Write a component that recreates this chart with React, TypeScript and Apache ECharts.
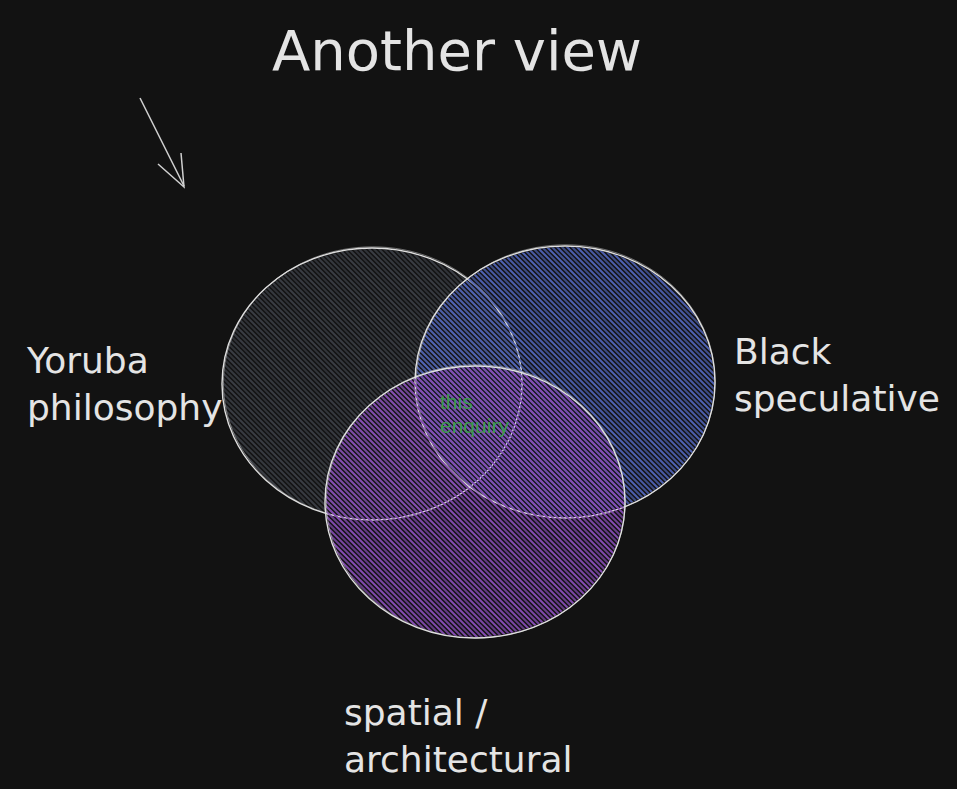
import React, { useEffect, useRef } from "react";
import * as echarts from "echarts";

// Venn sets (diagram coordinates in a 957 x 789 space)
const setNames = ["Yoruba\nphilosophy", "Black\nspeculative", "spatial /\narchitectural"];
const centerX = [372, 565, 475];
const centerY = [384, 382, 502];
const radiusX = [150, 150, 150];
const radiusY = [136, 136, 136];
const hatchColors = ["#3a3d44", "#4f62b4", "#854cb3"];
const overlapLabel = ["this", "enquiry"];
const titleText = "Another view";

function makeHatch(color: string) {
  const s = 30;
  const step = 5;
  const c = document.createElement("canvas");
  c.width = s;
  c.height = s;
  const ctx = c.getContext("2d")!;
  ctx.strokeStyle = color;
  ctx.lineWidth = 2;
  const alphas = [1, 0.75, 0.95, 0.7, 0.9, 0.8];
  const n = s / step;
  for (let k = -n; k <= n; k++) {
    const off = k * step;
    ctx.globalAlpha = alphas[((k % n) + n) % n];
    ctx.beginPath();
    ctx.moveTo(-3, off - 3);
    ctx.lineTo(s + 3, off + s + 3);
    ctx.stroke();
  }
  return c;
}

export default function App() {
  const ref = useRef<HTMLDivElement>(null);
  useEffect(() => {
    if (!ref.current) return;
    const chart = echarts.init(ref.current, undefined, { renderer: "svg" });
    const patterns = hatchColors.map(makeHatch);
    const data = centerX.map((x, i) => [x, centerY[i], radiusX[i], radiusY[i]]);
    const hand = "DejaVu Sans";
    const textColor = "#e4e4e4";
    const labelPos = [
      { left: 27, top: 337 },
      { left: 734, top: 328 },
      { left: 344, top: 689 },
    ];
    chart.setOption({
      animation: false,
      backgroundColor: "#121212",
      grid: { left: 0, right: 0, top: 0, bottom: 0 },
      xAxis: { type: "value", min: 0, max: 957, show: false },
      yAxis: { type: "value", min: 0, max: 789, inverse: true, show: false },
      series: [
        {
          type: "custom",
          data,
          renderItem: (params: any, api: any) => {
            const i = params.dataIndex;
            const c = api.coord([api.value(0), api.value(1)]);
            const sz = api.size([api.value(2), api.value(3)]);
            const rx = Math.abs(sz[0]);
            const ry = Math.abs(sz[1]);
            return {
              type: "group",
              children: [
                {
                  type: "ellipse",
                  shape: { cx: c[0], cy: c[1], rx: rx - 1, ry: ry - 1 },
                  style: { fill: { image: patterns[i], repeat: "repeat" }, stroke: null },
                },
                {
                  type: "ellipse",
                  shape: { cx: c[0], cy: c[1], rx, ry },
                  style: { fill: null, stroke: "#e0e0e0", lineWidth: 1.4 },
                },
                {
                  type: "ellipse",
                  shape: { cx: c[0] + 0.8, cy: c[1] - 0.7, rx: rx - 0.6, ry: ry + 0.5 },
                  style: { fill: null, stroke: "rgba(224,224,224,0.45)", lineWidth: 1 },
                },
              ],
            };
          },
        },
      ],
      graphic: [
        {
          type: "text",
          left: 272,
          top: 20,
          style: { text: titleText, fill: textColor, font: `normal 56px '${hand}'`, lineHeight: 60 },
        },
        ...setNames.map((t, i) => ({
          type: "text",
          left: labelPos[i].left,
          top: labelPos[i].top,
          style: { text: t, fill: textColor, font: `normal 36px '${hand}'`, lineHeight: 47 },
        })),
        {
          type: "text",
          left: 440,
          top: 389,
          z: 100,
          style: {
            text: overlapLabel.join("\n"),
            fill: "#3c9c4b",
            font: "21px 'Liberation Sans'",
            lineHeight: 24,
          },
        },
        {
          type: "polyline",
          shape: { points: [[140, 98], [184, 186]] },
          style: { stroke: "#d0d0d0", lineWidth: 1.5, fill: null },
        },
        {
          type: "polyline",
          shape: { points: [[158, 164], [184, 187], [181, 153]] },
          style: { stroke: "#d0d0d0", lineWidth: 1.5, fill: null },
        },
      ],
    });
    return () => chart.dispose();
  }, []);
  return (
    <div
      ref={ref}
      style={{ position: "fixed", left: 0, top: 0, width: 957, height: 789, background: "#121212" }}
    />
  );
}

○ ○ ○ ○ ○

Exercise goal ▸ Reproduce every line of the material precisely, omitting its pictures.

Response to this exercise ▸
Write a component that recreates this chart with React, TypeScript and Apache ECharts.
import React, { useEffect, useRef } from "react";
import * as echarts from "echarts";

// Venn sets (diagram coordinates in a 957 x 789 space)
const setNames = ["Yoruba\nphilosophy", "Black\nspeculative", "spatial /\narchitectural"];
const centerX = [372, 565, 475];
const centerY = [384, 382, 502];
const radiusX = [150, 150, 150];
const radiusY = [136, 136, 136];
const hatchColors = ["#3a3d44", "#4f62b4", "#854cb3"];
const overlapLabel = ["this", "enquiry"];
const titleText = "Another view";

function makeHatch(color: string) {
  const s = 30;
  const step = 5;
  const c = document.createElement("canvas");
  c.width = s;
  c.height = s;
  const ctx = c.getContext("2d")!;
  ctx.strokeStyle = color;
  ctx.lineWidth = 2;
  const alphas = [1, 0.75, 0.95, 0.7, 0.9, 0.8];
  const n = s / step;
  for (let k = -n; k <= n; k++) {
    const off = k * step;
    ctx.globalAlpha = alphas[((k % n) + n) % n];
    ctx.beginPath();
    ctx.moveTo(-3, off - 3);
    ctx.lineTo(s + 3, off + s + 3);
    ctx.stroke();
  }
  return c;
}

export default function App() {
  const ref = useRef<HTMLDivElement>(null);
  useEffect(() => {
    if (!ref.current) return;
    const chart = echarts.init(ref.current, undefined, { renderer: "svg" });
    const patterns = hatchColors.map(makeHatch);
    const data = centerX.map((x, i) => [x, centerY[i], radiusX[i], radiusY[i]]);
    const hand = "DejaVu Sans";
    const textColor = "#e4e4e4";
    const labelPos = [
      { left: 27, top: 337 },
      { left: 734, top: 328 },
      { left: 344, top: 689 },
    ];
    chart.setOption({
      animation: false,
      backgroundColor: "#121212",
      grid: { left: 0, right: 0, top: 0, bottom: 0 },
      xAxis: { type: "value", min: 0, max: 957, show: false },
      yAxis: { type: "value", min: 0, max: 789, inverse: true, show: false },
      series: [
        {
          type: "custom",
          data,
          renderItem: (params: any, api: any) => {
            const i = params.dataIndex;
            const c = api.coord([api.value(0), api.value(1)]);
            const sz = api.size([api.value(2), api.value(3)]);
            const rx = Math.abs(sz[0]);
            const ry = Math.abs(sz[1]);
            return {
              type: "group",
              children: [
                {
                  type: "ellipse",
                  shape: { cx: c[0], cy: c[1], rx: rx - 1, ry: ry - 1 },
                  style: { fill: { image: patterns[i], repeat: "repeat" }, stroke: null },
                },
                {
                  type: "ellipse",
                  shape: { cx: c[0], cy: c[1], rx, ry },
                  style: { fill: null, stroke: "#e0e0e0", lineWidth: 1.4 },
                },
                {
                  type: "ellipse",
                  shape: { cx: c[0] + 0.8, cy: c[1] - 0.7, rx: rx - 0.6, ry: ry + 0.5 },
                  style: { fill: null, stroke: "rgba(224,224,224,0.45)", lineWidth: 1 },
                },
              ],
            };
          },
        },
      ],
      graphic: [
        {
          type: "text",
          left: 272,
          top: 20,
          style: { text: titleText, fill: textColor, font: `normal 56px '${hand}'`, lineHeight: 60 },
        },
        ...setNames.map((t, i) => ({
          type: "text",
          left: labelPos[i].left,
          top: labelPos[i].top,
          style: { text: t, fill: textColor, font: `normal 36px '${hand}'`, lineHeight: 47 },
        })),
        {
          type: "text",
          left: 440,
          top: 389,
          z: 100,
          style: {
            text: overlapLabel.join("\n"),
            fill: "#3c9c4b",
            font: "21px 'Liberation Sans'",
            lineHeight: 24,
          },
        },
        {
          type: "polyline",
          shape: { points: [[140, 98], [184, 186]] },
          style: { stroke: "#d0d0d0", lineWidth: 1.5, fill: null },
        },
        {
          type: "polyline",
          shape: { points: [[158, 164], [184, 187], [181, 153]] },
          style: { stroke: "#d0d0d0", lineWidth: 1.5, fill: null },
        },
      ],
    });
    return () => chart.dispose();
  }, []);
  return (
    <div
      ref={ref}
      style={{ position: "fixed", left: 0, top: 0, width: 957, height: 789, background: "#121212" }}
    />
  );
}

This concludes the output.